A Better and More Powerful High Intensity Laser for Lightning Diversion
Laser technology is generally viewed as the pinnacle of light power. Lasers can go over greater distances compared to typical light. Lasers can be made powerful enough to be used in cutting hard materials but they can also be downscaled and tempered to be useful in small applications. To date, the most powerful laser is at the Lawrence Livermore National Laboratory’s National Ignition Facility. It makes use of preamplifiers to increase laser beam energy by up to ten billion times. However, as reported on UA New, optical scientists from the University of Arizona have developed a way to make lasers even stronger and more far-reaching than before.
External Refueling – Enhancing Laser Power
Laser beam are already powerful light beams. However, even the highest intensity lasers produced with modern technology dissipate over a distance of just a few meters. This dissipation makes them lost their power and focus, making them incapable of reaching farther distances with considerable enough power and intensity.
Thanks to a breakthrough made by a University of Arizona research team, lasers can now go farther without losing so much of their intensity through a system wherein high intensity laser is embedded within a second beam at a lower intensity. It’s like laser within a laser, something comparable to a cable covered by another layer of insulation. The lower intensity second beam is being referred to as the “dress beam” while the high intensity laser beam within it is called the “central beam.”
The “dress beam” is used to “refuel” the central laser beam. This refueling system is called “external refueling,” as described in the journal Nature Photonics.
Multimillion Research Project
This multimillion laser research project responsible for this breakthrough in laser technology was funded by the United States Department of Defense through a $7.5 million research grant. It was undertaken by a research team composed of members coming from different scientific disciplines.
The goal of the research project was to make short laser pulses travel over extended distances through the atmosphere without losing intensity. Researchers are aiming to find ways to prevent laser beams from scattering as they strike water droplets and other particles suspended in the atmosphere. High intensity laser inevitably loses intensity and energy as it ionizes the air and produces plasma.

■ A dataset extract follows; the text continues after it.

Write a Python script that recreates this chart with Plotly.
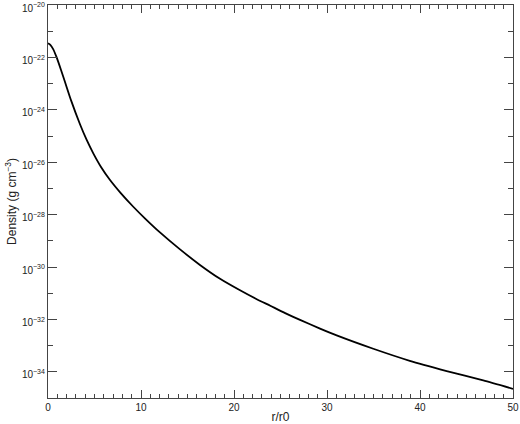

Nevertheless, lasers can “self focus” if they pack high enough energy and are sustained as they travel through the atmosphere. Strengthening the power of laser to a level higher than what older technologies permit can create laser beams that don’t behave in the same way a typical laser beam does. “Self focusing” happens when the peak power of laser pulses surpasses the “critical power” level, leading to “optical filamentation.”
Optical Filamentation
In the state of optical filamentation, laser beams no longer follow linear diffraction. This is what it means to not behave in the same way typical laser beams do. Optical filamentation makes laser travel farther and allows the beam to “ignore” the plasma created by the ionization happening along its course.
Applications
Farther-reaching high intensity laser has a number of practical uses. Two of the immediate applications are the guiding of electric discharges in the atmosphere (lightning formation) and remote sensing.
Short high intensity laser pulses that reach longer distances without significantly weakening can create plasma tracks that can stimulate lightning formation. Hence, it can be used to guide electric discharges in the atmosphere. The plasma tracks created by the powerful laser beam serves as the lightning rod or wire that guides the direction of lightning or at least the area where lightning can take place. As such, it will soon be possible to use laser for lightning diversion.
In the area of remote sensing, this farther-reaching laser tech can be used to generate light reactions in a remote area. These reactions are then analyzed by a ground station to determine the composition of the surrounding air.
Some would think that this new laser technology might be weaponized, as it makes it possible for humans to direct lightning strikes to inimical targets. This is obviously not improbable. If the United States failed to make “weather control” happen; directing lightning strikes could be a good alternative. However such a threat is not enough reason to prevent laser technology from advancing. After all, any form of technology has the potential to serve unmeritorious purposes. Still it’s a good thing knowing that laser technology is progressing and that it can serve a host of good applications.